*EXERCISE DIRECTIONS*
Give the count of lines holding the string "with" and nothing else.
══ PROVIDED DATA
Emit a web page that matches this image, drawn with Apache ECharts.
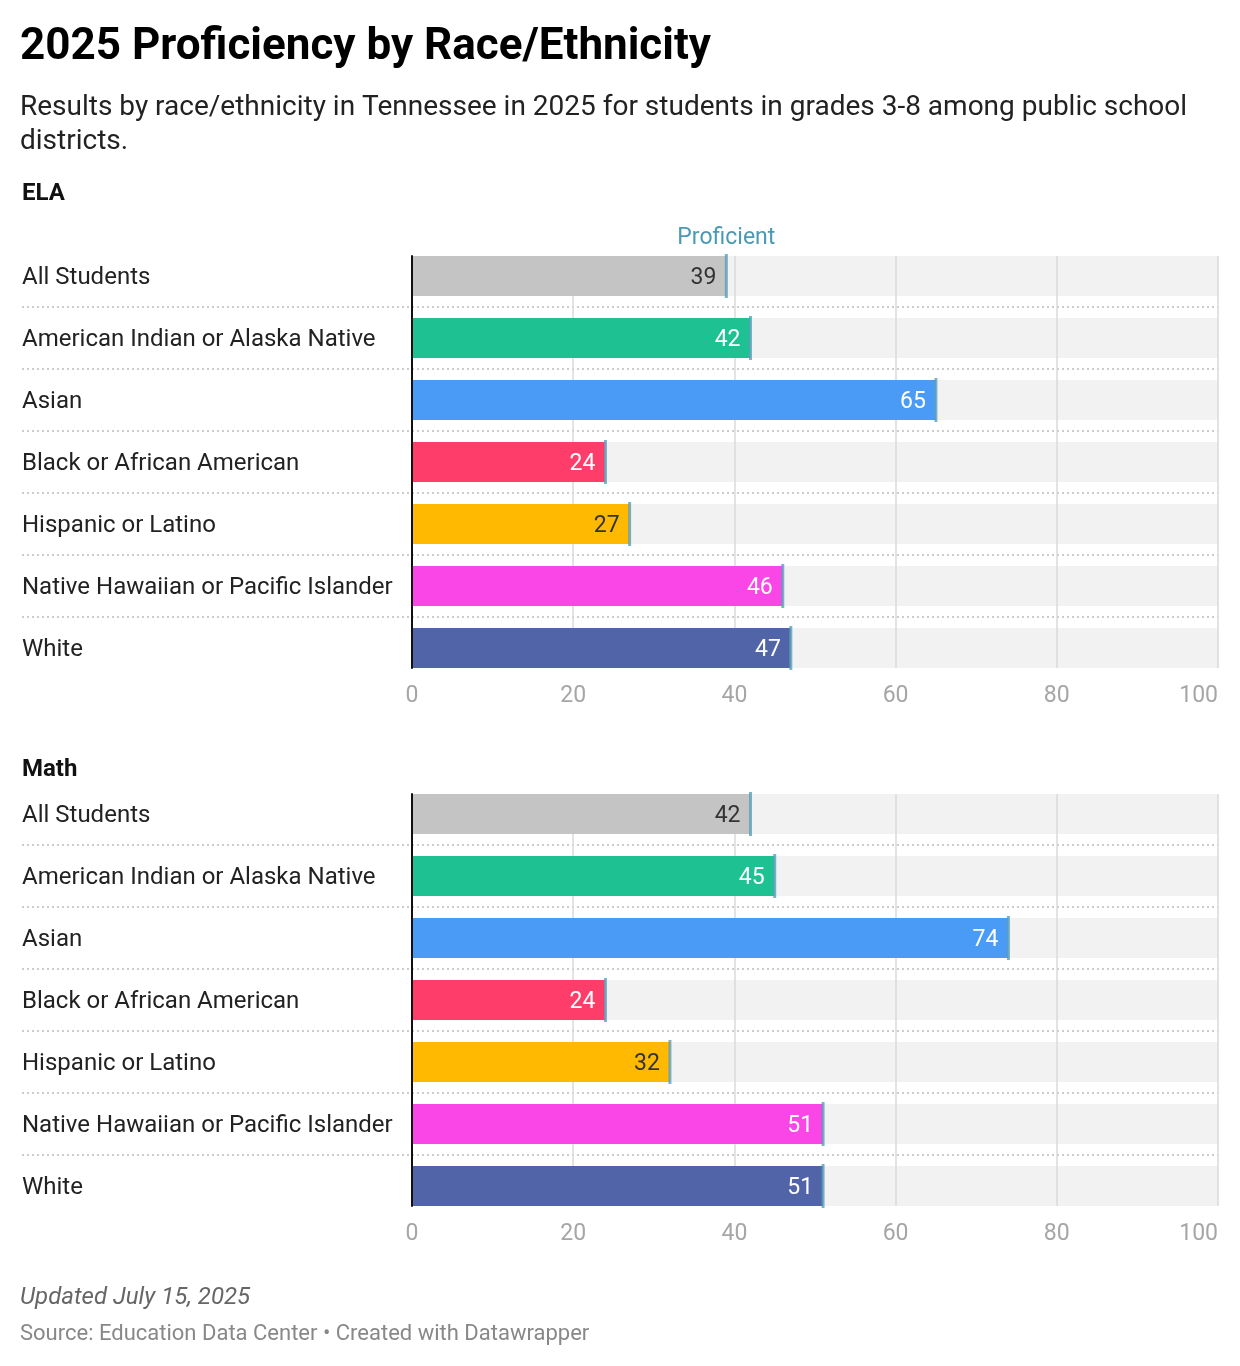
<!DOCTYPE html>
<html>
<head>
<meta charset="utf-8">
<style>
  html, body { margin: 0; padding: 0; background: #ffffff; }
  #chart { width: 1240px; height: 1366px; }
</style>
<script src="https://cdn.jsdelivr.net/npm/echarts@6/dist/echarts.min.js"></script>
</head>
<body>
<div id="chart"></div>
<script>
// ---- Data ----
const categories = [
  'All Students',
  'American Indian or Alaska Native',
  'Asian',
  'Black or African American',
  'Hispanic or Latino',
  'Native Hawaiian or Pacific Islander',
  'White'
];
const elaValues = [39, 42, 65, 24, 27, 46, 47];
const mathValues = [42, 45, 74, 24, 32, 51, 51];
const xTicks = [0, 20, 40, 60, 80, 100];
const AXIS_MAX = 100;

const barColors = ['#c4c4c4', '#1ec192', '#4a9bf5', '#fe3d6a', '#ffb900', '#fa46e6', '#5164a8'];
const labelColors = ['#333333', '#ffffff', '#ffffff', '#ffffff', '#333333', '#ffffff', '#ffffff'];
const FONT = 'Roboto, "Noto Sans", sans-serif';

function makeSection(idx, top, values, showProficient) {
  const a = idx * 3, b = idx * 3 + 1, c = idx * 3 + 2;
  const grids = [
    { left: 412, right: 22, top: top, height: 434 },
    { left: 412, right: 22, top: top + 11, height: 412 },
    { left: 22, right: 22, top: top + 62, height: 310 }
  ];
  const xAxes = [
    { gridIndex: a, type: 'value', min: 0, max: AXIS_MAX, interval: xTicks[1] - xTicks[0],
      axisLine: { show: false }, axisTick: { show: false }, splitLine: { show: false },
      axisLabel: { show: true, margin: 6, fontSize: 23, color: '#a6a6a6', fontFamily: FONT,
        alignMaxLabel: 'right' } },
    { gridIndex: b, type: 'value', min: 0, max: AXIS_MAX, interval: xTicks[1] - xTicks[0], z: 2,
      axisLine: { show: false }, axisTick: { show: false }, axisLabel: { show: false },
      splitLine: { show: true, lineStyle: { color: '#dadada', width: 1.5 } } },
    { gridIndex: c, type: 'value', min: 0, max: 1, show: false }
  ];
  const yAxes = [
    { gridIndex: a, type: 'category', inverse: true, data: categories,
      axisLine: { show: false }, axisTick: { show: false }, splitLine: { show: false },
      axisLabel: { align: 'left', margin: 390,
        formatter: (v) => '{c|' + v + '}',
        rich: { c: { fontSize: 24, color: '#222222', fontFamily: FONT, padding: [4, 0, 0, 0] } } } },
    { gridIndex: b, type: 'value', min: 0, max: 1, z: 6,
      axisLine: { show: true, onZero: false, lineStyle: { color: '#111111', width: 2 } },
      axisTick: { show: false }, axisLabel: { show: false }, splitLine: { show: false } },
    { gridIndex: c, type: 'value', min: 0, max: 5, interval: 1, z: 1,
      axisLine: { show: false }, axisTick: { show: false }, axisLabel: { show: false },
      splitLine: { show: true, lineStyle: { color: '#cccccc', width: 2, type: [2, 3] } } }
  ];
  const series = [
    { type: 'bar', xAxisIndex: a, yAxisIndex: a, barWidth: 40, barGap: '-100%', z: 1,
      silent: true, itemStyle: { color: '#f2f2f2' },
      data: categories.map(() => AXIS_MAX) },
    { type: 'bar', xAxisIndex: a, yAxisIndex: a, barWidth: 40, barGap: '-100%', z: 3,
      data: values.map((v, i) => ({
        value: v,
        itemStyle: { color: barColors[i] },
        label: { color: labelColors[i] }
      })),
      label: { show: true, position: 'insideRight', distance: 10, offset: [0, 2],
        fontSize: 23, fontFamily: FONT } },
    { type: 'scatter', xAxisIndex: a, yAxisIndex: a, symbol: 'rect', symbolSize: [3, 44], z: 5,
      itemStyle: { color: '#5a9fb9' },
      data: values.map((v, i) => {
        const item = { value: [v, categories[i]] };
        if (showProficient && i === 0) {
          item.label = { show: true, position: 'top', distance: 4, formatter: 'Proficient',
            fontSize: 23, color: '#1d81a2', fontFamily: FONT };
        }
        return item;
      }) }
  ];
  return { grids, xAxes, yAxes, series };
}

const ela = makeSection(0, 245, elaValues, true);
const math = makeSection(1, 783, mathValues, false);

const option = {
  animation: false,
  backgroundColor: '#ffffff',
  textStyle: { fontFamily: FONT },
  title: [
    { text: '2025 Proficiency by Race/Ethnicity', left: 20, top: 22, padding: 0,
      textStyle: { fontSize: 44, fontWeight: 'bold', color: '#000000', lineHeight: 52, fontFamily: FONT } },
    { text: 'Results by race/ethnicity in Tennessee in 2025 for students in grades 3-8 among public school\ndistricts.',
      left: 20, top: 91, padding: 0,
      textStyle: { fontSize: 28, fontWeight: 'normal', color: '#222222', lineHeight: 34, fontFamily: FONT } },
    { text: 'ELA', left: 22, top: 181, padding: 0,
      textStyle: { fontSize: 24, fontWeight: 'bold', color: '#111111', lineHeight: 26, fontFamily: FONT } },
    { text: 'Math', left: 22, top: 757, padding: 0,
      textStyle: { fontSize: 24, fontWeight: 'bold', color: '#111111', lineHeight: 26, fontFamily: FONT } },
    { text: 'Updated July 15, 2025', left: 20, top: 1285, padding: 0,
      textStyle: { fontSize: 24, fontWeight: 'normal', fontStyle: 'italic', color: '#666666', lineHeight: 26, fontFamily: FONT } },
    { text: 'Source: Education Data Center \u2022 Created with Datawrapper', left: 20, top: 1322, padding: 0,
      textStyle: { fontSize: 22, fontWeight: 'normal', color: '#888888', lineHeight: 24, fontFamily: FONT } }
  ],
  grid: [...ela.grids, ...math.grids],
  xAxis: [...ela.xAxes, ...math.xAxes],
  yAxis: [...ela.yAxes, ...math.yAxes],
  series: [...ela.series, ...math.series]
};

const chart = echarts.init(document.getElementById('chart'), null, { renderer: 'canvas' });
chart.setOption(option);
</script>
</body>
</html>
════
*TASK RESPONSE*
2